Russ Meyer inspects John Chambers handiwork on John Lazar as

Having focused on MYRA BRECKINRIDGE last month I thought it appropriate to discuss the other film being shot simultaneously on the 20th Century Fox lot that year: Russ Meyer’s BEYOND THE VALLEY OF THE DOLLS.

One can only imagine what it must have been like to wander away from Mike Sarne’s druggy laid-back sound stage over to Russ Meyer’s set – brimming over with size double D breasted ingénues decorating the director’s vision of Hollywood. After all, any film that would cause Jacqueline Susanne to tell the press it would damage her “reputation” as a writer must be allowed to unspool nationwide! Russ Meyer, an artist of such independence that he photographed directed and distributed his own films for years {possibly Hollywood’s only true auteur} was given a budget of $1.5 million to create his masterpiece, one of three films to be made at Fox under his new contract.. Like MYRA, BVD had a movie critic in tow – namely Roger Ebert – only this critic actually wrote the screenplay, and what a ripe screenplay it was!! I don’t think a week goes by that someone doesn’t bring that fact up to Ebert, or at least I hope they do! Never was there a more vanilla film critic in America than good old Roger Ebert, yet for Russ Meyer he let alcohol take over long enough to pen some of the most quotably outrageous dialog ever!

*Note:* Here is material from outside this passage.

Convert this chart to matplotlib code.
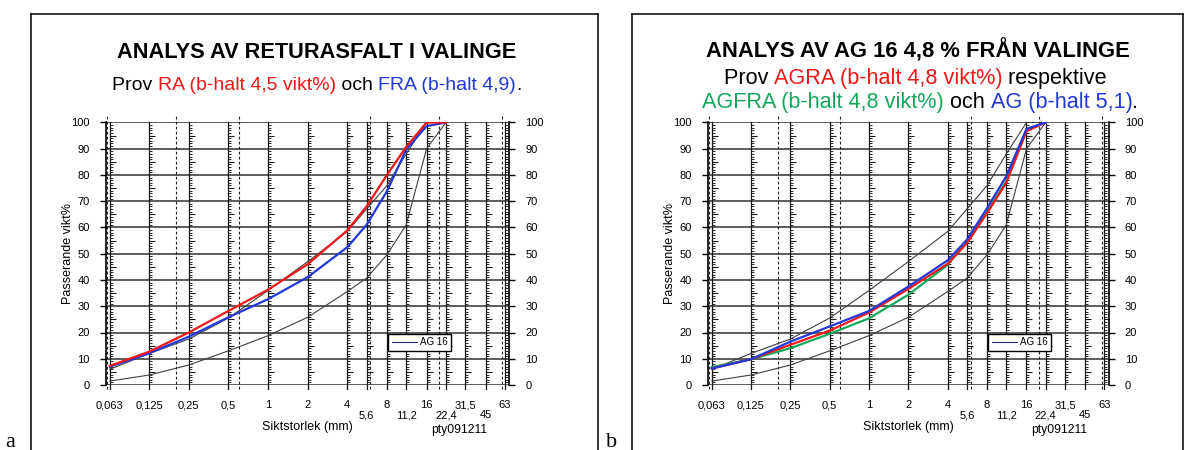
#!/usr/bin/env python3
"""Grading curves (sieve analysis) for two asphalt samples from Valinge, panels a and b."""

import matplotlib
matplotlib.use('Agg')
import matplotlib.pyplot as plt
from matplotlib.lines import Line2D

# sieve sizes (mm) where the samples were measured
SIEVES = [0.063, 0.125, 0.25, 0.5, 1, 2, 4, 5.6, 8, 11.2, 16, 22.4]

# AG 16 grading envelope (passing %)
AG16_LOWER = [1.5, 3.8, 7.6, 13.0, 18.8, 25.8, 35.6, 40.7, 49.6, 61.0, 90.0, 100]
AG16_UPPER = [6.0, 12.0, 17.5, 25.5, 36.0, 47.0, 58.5, 67.0, 76.0, 88.0, 100, 100]

# panel a
RA = [7.3, 12.7, 20.0, 28.2, 36.3, 46.0, 58.9, 68.0, 80.0, 90.7, 100, 100]
FRA = [7.0, 12.1, 18.4, 25.8, 32.7, 41.1, 52.5, 61.0, 73.8, 89.7, 98.6, 100]

# panel b
AGRA = [6.3, 9.8, 15.3, 20.7, 27.6, 36.6, 46.2, 54.0, 65.5, 77.0, 96.7, 100]
AGFRA = [6.8, 9.8, 14.0, 19.5, 25.4, 34.4, 45.8, 54.7, 66.0, 77.6, 97.3, 100]
AG = [6.3, 9.8, 16.5, 22.3, 28.2, 37.5, 47.5, 55.3, 67.4, 79.5, 97.6, 100]

# x-axis grid / tick labels
GRID_SOLID = [0.063, 0.125, 0.25, 0.5, 1, 2, 4, 5.6, 8, 11.2, 16, 22.4, 31.5, 45, 63]
GRID_DASHED = [0.06, 0.2, 0.6, 6, 20, 60]
UPPER_TICKS = [0.063, 0.125, 0.25, 0.5, 1, 2, 4, 8, 16, 31.5, 63]
UPPER_LABELS = ['0,063', '0,125', '0,25', '0,5', '1', '2', '4', '8', '16', '31,5', '63']
LOWER_TICKS = [5.6, 11.2, 22.4, 45]
LOWER_LABELS = ['5,6', '11,2', '22,4', '45']

RED = '#f01818'
BLUE = '#2238d8'
GREEN = '#12a85a'

W, H = 1186, 450
plt.rcParams['font.family'] = ['Liberation Sans', 'DejaVu Sans']


def fx(px):
    return px / W


def fy(py):
    return 1 - py / H


def colored_line(fig, xc, y_base, parts, size, weight='normal'):
    r = fig.canvas.get_renderer()

    def width(s):
        t = fig.text(0, 0, s + '|', fontsize=size, fontweight=weight)
        w = t.get_window_extent(r).width
        t.remove()
        return w

    bar = width('')
    total = width(''.join(s for s, _ in parts)) - bar
    x0 = xc - total / 2
    prefix = ''
    for s, c in parts:
        fig.text(fx(x0 + width(prefix) - bar), fy(y_base), s, color=c,
                 fontsize=size, fontweight=weight, ha='left', va='baseline')
        prefix += s


def draw_panel(fig, rect, series):
    ax = fig.add_axes(rect)
    ax.set_xscale('log', base=2)
    ax.set_xlim(0.0585, 68)
    ax.set_ylim(0, 100)

    for y in range(0, 101, 10):
        ax.axhline(y, color='#303030', lw=1.1, zorder=1)
    for x in GRID_SOLID:
        ax.plot([x, x], [-1.5, 100], color='#151515', lw=0.9, clip_on=False, zorder=1)
    for x in GRID_DASHED:
        ax.plot([x, x], [-1.5, 102.3], color='#202020', lw=0.8, ls=(0, (2.5, 2)),
                clip_on=False, zorder=1)

    # ruler marks along the sieve lines
    ys_small = [y for y in range(101) if y % 5]
    ys_big = list(range(5, 101, 10))
    tick = [(0, 0), (1, 0)]
    for x in GRID_SOLID:
        ax.plot([x] * len(ys_small), ys_small, ls='none', marker=tick, ms=5,
                mew=0.7, color='#2a2a2a', zorder=1)
        ax.plot([x] * len(ys_big), ys_big, ls='none', marker=tick, ms=9,
                mew=0.8, color='#1a1a1a', zorder=1)

    ax.plot(SIEVES, AG16_LOWER, color='#404040', lw=0.8, zorder=2)
    ax.plot(SIEVES, AG16_UPPER, color='#404040', lw=0.8, zorder=2)
    for vals, col in series:
        ax.plot(SIEVES, vals, color=col, lw=1.6, zorder=3)

    leg = ax.legend([Line2D([], [], color='#1c2470', lw=0.8)], ['AG 16'],
                    loc='lower left', bbox_to_anchor=(0.70, 0.13), borderaxespad=0,
                    fancybox=False, edgecolor='black', framealpha=1, fontsize=7,
                    handlelength=2.6, handletextpad=0.3, borderpad=0.35)
    leg.get_frame().set_linewidth(1.0)

    for side in ('top', 'bottom'):
        ax.spines[side].set_visible(False)
    for side in ('left', 'right'):
        ax.spines[side].set_linewidth(1.2)

    ax.set_yticks(range(0, 101, 10))
    ax.tick_params(axis='y', left=True, right=True, labelleft=True, labelright=True,
                   direction='out', length=4.5, width=1.0, labelsize=8, pad=7)
    ax.set_xticks(UPPER_TICKS, UPPER_LABELS)
    ax.set_xticks(LOWER_TICKS, LOWER_LABELS, minor=True)
    ax.tick_params(axis='x', which='major', length=0, labelsize=8, pad=11)
    ax.tick_params(axis='x', which='minor', length=0, labelsize=8, pad=18)

    ax.text(0.5, -0.159, 'Siktstorlek (mm)', transform=ax.transAxes,
            ha='center', va='center', fontsize=9)
    ax.text(0.876, -0.173, 'pty091211', transform=ax.transAxes,
            ha='center', va='center', fontsize=8.7)
    ax.text(-0.093, 0.5, 'Passerande vikt%', transform=ax.transAxes, rotation=90,
            ha='center', va='center', fontsize=9)
    return ax


def frame(fig, x0, x1):
    kw = dict(color='black', lw=1.1, transform=fig.transFigure)
    fig.add_artist(Line2D([fx(x0), fx(x0)], [fy(14), 0], **kw))
    fig.add_artist(Line2D([fx(x0), fx(x1)], [fy(14), fy(14)], **kw))
    fig.add_artist(Line2D([fx(x1), fx(x1)], [fy(14), 0], **kw))


def main():
    fig = plt.figure(figsize=(W / 100, H / 100), dpi=100)

    ax_h = (385 - 122.5) / H
    draw_panel(fig, [fx(105.7), fy(385), (509.3 - 105.7) / W, ax_h],
               [(FRA, BLUE), (RA, RED)])
    draw_panel(fig, [fx(707.7), fy(385), (1108.7 - 707.7) / W, ax_h],
               [(AGFRA, GREEN), (AGRA, RED), (AG, BLUE)])

    frame(fig, 31, 598)
    frame(fig, 632, 1183)

    fig.text(fx(317), fy(57.8), 'ANALYS AV RETURASFALT I VALINGE', ha='center',
             va='baseline', fontsize=15.7, fontweight='bold')
    colored_line(fig, 317, 89.5, [('Prov ', 'black'), ('RA (b-halt 4,5 vikt%)', RED),
                                  (' och ', 'black'), ('FRA (b-halt 4,9)', BLUE),
                                  ('.', 'black')], 14)

    fig.text(fx(918), fy(57.8), 'ANALYS AV AG 16 4,8 % FRÅN VALINGE', ha='center',
             va='baseline', fontsize=15.8, fontweight='bold')
    colored_line(fig, 915, 84, [('Prov ', 'black'), ('AGRA (b-halt 4,8 vikt%)', RED),
                                (' respektive', 'black')], 15.6)
    colored_line(fig, 920, 108, [('AGFRA (b-halt 4,8 vikt%)', GREEN), (' och ', 'black'),
                                 ('AG (b-halt 5,1)', BLUE), ('.', 'black')], 15.6)

    fig.text(fx(5), fy(447), 'a', fontsize=16, family='Liberation Serif', va='baseline')
    fig.text(fx(606), fy(447), 'b', fontsize=16, family='Liberation Serif', va='baseline')

    fig.savefig('out.png', dpi=100)


if __name__ == '__main__':
    main()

What took the Fox front office by surprise was that the film-going youth of America, who wouldn’t be caught dead at a screening of Susanne’s VALLEY OF THE DOLLS, rushed to make Meyer’s epic a financial success, something MYRA BRECKINRIDGE failed to do at the time.

Russ would appear on my Sinister Image cable program years later to discuss his films on two half hour segments. He told a great story about Miriam Hopkins who worked on his FANNY HILL in Germany: he liked her a lot and laughed about her getting on a train with a famous director like Fritz Lang who convinced her they were going to get married and even had a minister perform the ceremony on the train. After a “honeymoon” the director revealed that the minister was an actor and the whole thing was a joke! Russ also recalled driving Hopkins around Berlin looking for women for Her!!

After we shot the first half my crew, which consisted of two overweight girls from the AFI, refused to tape the second half which would have been all about BVD, for fear of “Gods Wrath” I kid you not….Russ thought it was very funny especially since we were in Santa Monica of all places. Russ explained that ‘Jesus freaks” had been the bane of his existence ever since he started making films back in the late fifties.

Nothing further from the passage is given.